Bruxelles au pays des start-up
C’est à se demander si les bureaucrates de la Commission européenne comprennent quelque chose à l’écosystème des start-up. Témoin, la volonté de Bruxelles de protéger les jeunes sociétés contre les acquisitions dites « prédatrices », qui risque de décourager un peu plus le financement de l’innovation dont l’Europe a pourtant bien besoin.
La killer acquisition consiste à racheter une pépite pour en capturer l’innovation, parfois avant toute commercialisation. La Commission veut donc avoir un droit de regard sur les entreprises convoitées, même si elles ne font aucun chiffre, afin de pouvoir s’y opposer. Cette idée, bien que noble, méconnaît plusieurs aspects du système. En premier lieu, les innovations prédatrices ne concernent que 6 % des acquisitions, selon une étude anglo-américaine centrée sur le secteur pharmaceutique, qui est bien particulier. Le phénomène est donc ultramarginal.
Ensuite, dans ce type de transaction, la cible est consentante. Au contraire d’une OPA boursière hostile, où l’acquéreur va proposer un rachat de titres contre l’avis du management de la firme convoitée, l’acquisition d’une start-up se fait avec l’accord des intéressés, toujours désireux de valoriser leurs stock-options. Et les investisseurs en capital-risque ont tout à y gagner : leur motivation principale est précisément ce qu’ils appellent la « sortie », avec de préférence un joli multiple par rapport à la mise initiale.
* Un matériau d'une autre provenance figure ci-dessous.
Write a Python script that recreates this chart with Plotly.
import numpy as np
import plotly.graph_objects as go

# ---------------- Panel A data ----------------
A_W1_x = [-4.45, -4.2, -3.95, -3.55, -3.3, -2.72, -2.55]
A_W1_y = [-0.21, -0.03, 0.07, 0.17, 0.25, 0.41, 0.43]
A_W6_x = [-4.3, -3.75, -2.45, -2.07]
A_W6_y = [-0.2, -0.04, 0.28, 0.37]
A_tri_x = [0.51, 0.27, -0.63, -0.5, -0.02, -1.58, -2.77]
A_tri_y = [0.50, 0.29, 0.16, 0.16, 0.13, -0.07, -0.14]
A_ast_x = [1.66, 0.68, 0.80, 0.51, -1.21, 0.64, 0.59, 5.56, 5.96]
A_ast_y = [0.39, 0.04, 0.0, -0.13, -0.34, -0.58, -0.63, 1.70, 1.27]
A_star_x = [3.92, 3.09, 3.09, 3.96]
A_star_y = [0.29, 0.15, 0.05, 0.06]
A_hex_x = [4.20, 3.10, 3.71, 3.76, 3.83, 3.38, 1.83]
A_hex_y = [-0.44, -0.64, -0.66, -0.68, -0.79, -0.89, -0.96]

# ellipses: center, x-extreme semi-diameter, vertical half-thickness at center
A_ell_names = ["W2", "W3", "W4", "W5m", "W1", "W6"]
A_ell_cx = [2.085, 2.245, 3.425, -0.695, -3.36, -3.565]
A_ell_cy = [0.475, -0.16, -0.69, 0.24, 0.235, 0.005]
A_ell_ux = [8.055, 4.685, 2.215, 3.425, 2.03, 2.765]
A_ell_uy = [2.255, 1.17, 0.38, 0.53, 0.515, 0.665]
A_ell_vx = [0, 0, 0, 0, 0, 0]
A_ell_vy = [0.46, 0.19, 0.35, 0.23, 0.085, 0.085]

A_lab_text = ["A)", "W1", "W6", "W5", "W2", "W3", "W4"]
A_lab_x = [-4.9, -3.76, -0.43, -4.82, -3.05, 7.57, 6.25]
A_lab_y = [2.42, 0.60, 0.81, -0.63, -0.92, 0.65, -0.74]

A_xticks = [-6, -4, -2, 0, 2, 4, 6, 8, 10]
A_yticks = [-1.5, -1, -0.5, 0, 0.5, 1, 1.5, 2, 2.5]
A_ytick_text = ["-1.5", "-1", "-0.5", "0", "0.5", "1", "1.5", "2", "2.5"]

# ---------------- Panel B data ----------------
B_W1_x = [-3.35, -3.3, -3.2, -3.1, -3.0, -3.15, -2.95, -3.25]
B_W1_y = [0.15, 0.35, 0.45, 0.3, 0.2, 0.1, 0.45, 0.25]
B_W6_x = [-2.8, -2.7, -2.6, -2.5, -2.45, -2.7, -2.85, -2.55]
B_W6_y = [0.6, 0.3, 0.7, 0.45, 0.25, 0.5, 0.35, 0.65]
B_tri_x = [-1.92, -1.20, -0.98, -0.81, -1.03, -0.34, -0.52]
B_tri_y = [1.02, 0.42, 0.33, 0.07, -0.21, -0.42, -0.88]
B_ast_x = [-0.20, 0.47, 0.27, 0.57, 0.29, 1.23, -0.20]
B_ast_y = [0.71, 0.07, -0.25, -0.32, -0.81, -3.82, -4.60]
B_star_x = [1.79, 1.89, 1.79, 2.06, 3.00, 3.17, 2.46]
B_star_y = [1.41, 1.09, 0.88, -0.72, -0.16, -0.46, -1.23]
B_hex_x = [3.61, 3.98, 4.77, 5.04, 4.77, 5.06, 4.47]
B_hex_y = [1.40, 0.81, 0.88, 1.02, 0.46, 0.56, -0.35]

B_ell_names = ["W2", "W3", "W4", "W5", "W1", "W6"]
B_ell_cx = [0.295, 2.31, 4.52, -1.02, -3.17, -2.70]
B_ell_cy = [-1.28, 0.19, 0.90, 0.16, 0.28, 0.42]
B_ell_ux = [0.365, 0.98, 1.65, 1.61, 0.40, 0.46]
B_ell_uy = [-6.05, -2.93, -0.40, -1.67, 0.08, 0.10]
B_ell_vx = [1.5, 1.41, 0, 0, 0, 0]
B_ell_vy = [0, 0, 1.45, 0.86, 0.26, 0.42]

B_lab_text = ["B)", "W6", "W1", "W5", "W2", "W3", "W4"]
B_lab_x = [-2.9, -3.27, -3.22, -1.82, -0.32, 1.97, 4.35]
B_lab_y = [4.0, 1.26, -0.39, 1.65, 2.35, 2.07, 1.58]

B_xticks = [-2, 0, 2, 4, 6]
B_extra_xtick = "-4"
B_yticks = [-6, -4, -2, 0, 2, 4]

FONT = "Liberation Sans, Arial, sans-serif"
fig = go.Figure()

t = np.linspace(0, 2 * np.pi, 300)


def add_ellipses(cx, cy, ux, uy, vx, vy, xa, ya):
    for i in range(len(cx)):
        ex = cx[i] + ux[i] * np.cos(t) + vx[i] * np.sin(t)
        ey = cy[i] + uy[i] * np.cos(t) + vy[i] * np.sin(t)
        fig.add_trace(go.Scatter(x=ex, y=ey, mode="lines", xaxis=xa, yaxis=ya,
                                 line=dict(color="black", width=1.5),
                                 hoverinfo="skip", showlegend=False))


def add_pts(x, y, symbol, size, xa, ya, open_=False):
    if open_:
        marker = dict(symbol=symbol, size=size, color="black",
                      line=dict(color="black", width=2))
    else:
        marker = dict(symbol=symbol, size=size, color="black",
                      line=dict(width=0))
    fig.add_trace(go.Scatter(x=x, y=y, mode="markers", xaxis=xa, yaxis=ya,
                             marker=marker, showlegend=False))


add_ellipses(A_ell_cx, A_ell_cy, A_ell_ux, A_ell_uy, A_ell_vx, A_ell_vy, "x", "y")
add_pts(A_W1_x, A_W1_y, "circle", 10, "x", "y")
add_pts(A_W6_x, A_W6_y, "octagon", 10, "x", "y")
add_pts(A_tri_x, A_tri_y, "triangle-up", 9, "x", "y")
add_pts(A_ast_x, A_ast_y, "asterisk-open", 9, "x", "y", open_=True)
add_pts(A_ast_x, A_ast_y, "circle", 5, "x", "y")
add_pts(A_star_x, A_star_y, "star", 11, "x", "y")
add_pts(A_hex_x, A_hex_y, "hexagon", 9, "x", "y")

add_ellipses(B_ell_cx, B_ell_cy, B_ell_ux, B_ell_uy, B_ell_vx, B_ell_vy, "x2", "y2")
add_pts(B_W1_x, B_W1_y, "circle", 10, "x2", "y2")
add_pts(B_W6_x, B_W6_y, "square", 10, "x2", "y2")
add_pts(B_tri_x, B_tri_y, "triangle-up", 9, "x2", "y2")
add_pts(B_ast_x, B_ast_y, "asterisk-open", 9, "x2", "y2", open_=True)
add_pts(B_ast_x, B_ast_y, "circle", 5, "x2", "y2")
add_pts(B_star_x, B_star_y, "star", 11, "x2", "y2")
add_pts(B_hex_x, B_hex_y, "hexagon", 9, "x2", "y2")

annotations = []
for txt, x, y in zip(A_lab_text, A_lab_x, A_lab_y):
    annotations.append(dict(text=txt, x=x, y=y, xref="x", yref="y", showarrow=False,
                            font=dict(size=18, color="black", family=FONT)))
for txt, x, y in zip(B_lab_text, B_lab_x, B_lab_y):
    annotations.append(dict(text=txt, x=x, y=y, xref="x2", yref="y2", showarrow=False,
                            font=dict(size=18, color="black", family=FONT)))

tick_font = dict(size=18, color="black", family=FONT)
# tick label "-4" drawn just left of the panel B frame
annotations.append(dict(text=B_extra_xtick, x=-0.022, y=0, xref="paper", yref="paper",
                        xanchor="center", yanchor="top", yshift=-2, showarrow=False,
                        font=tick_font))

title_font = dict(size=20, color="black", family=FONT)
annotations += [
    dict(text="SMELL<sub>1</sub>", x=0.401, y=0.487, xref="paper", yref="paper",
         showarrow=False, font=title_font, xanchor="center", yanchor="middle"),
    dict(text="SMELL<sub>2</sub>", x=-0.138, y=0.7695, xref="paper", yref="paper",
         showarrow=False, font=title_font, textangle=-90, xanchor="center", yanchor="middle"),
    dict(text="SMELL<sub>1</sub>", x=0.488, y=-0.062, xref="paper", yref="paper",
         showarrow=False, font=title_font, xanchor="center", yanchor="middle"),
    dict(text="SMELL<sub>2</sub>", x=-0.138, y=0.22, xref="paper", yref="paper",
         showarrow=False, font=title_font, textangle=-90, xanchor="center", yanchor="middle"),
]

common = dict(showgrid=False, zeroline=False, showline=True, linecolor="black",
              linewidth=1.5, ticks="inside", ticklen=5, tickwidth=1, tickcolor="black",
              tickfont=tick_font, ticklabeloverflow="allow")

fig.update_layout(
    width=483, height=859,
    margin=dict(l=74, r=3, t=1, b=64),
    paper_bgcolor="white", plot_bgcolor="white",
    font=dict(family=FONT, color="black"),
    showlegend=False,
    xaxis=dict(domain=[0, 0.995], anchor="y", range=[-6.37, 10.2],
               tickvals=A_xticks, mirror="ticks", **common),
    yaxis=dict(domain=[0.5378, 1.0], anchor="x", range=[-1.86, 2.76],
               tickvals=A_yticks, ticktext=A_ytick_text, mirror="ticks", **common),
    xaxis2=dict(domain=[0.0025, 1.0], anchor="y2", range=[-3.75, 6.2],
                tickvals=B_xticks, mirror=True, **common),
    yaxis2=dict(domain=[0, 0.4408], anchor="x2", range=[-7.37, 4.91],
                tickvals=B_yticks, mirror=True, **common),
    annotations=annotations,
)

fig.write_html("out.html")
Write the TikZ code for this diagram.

Certaines jeunes pousses se positionnent même sciemment sur des technologies destinées à intéresser de grands groupes de la tech. Une start-up développant un algorithme d’optimisation publicitaire fera logiquement tout pour susciter l’intérêt d’un Criteo ou d’un Google. Une autre spécialisée dans l’analyse de ventes cherchera à attirer un acteur du commerce en ligne.
Côté acquéreur, la motivation est souvent liée au facteur temps : gagner six mois en s’offrant une technologie ou une équipe d’ingénieurs immédiatement opérationnels est tentant. Qu’on le juge cupide ou dynamique, le système fonctionne ainsi– aussi mal aisé que ce soit à comprendre pour un fonctionnaire bruxellois.